**** STORED DATA

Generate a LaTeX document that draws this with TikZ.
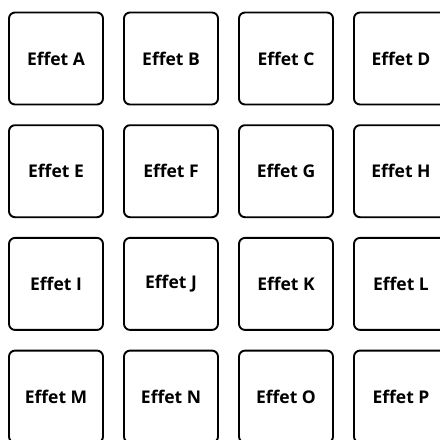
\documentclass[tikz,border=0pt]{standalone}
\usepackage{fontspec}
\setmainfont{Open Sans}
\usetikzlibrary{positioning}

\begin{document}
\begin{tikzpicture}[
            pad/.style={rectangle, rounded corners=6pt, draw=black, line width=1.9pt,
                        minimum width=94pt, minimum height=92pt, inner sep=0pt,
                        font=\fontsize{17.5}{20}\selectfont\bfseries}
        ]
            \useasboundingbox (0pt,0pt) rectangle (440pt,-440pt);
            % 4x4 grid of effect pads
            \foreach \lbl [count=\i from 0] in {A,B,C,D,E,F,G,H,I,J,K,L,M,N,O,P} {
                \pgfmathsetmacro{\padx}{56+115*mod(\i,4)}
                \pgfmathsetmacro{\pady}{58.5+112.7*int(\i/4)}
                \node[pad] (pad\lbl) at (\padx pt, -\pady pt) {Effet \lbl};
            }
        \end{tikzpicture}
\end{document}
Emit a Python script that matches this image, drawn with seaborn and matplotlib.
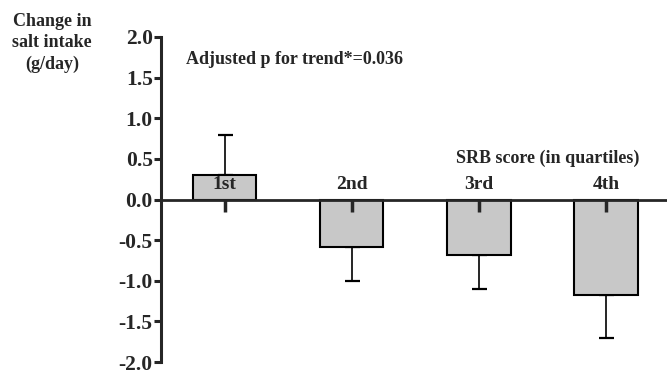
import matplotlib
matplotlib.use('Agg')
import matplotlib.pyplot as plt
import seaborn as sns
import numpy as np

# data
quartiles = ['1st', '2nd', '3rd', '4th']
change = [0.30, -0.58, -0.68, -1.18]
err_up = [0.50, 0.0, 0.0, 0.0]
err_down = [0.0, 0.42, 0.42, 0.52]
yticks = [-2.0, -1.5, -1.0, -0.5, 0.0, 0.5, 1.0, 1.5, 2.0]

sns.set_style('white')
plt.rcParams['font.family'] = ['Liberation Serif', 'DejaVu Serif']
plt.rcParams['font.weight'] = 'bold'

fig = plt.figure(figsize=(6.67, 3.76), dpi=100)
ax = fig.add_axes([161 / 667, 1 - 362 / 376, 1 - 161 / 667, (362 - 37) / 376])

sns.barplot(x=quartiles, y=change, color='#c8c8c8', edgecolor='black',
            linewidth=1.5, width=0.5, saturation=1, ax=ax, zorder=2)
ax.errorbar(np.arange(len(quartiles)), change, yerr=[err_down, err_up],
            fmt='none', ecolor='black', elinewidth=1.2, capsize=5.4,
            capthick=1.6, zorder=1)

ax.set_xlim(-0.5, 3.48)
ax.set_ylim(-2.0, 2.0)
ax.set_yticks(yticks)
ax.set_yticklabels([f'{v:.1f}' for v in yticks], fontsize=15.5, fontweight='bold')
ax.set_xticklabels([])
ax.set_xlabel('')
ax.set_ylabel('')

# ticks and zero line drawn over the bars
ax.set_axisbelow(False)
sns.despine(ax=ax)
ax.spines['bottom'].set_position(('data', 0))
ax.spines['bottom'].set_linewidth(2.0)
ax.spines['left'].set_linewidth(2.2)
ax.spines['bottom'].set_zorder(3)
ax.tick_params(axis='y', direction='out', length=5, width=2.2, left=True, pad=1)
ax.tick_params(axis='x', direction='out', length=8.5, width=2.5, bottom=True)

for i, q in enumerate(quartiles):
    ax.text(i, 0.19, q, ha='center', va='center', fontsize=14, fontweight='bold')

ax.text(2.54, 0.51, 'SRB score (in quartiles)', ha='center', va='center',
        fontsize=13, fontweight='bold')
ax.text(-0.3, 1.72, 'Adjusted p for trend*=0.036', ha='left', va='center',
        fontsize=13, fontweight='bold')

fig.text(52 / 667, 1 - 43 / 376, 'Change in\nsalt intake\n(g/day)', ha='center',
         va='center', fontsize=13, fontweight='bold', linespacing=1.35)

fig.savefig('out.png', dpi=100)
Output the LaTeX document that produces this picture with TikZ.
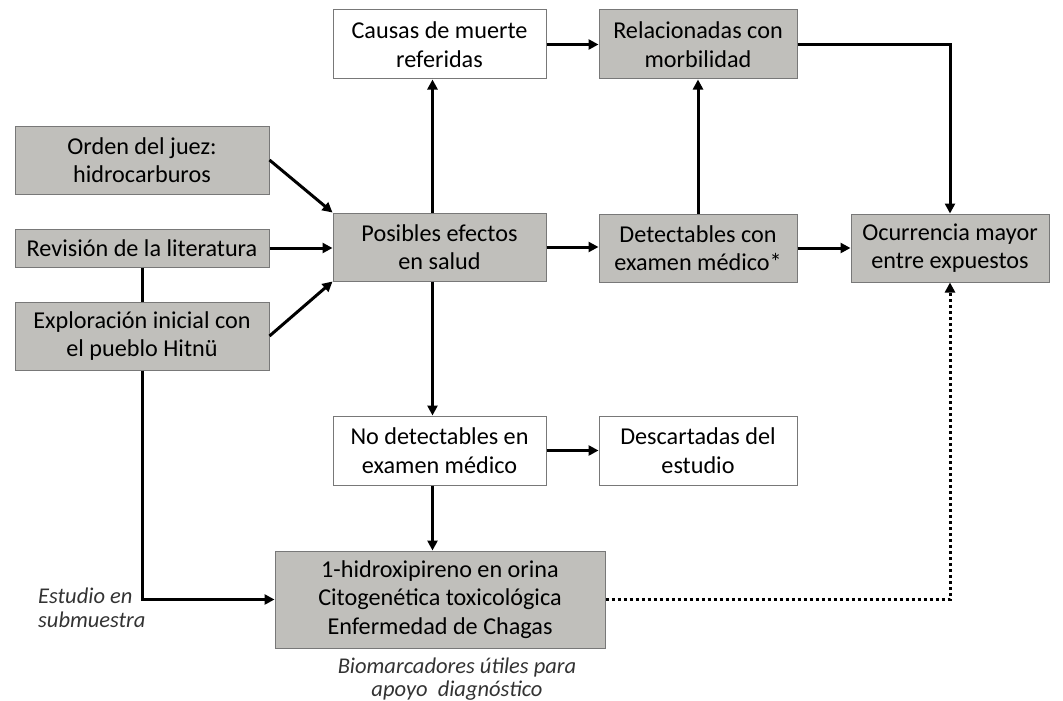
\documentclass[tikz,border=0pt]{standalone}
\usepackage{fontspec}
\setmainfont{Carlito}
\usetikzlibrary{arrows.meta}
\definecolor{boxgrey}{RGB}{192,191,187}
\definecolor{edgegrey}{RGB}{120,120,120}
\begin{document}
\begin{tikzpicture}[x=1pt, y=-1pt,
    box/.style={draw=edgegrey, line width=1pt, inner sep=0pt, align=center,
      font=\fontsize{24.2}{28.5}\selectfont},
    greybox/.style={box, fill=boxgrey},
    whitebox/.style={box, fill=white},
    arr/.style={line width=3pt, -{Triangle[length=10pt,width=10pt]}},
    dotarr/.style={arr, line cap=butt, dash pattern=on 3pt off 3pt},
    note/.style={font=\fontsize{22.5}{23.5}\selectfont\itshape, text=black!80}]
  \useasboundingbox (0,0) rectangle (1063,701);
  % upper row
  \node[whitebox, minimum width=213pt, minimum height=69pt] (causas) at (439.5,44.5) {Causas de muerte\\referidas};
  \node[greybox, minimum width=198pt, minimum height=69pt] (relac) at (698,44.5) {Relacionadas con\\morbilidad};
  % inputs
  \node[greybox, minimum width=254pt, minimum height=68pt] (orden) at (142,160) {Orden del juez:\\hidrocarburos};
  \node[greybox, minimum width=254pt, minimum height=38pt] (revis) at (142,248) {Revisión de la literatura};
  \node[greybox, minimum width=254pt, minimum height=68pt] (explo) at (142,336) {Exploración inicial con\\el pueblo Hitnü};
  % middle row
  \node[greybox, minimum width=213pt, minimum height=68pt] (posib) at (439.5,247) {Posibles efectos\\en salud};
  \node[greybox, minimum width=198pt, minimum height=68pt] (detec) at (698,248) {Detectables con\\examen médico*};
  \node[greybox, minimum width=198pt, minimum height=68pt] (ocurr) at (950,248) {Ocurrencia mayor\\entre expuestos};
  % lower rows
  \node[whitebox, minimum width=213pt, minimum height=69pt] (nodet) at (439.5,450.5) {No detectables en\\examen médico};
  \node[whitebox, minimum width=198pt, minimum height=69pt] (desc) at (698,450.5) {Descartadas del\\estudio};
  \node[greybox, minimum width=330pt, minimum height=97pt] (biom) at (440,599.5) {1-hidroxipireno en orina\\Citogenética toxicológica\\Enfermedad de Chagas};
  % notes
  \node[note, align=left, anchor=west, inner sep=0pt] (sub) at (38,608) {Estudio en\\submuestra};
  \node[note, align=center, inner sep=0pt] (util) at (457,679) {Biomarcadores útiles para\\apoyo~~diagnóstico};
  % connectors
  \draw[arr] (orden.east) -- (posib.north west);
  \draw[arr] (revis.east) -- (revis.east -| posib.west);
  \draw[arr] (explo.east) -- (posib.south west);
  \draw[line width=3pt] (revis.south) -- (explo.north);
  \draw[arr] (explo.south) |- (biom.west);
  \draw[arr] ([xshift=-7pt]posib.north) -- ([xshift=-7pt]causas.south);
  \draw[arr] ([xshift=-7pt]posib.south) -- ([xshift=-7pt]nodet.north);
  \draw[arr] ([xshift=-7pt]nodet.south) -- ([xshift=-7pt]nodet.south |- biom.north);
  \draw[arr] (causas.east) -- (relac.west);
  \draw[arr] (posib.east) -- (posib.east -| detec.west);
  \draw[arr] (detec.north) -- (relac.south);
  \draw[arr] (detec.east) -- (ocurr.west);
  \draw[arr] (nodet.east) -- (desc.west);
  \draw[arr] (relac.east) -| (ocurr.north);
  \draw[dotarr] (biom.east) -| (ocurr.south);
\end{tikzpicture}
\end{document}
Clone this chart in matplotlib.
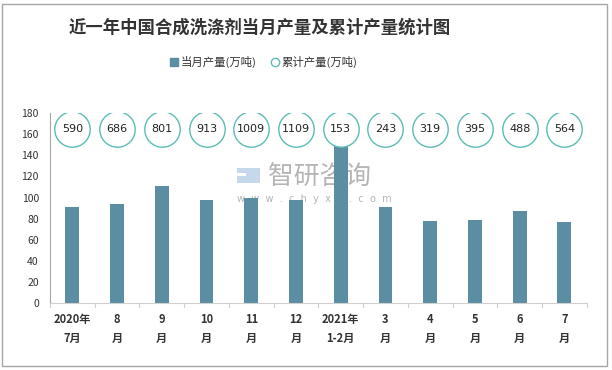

********

Examine the records and pull out every line where the string "chart" occurs.

Clone this chart in matplotlib.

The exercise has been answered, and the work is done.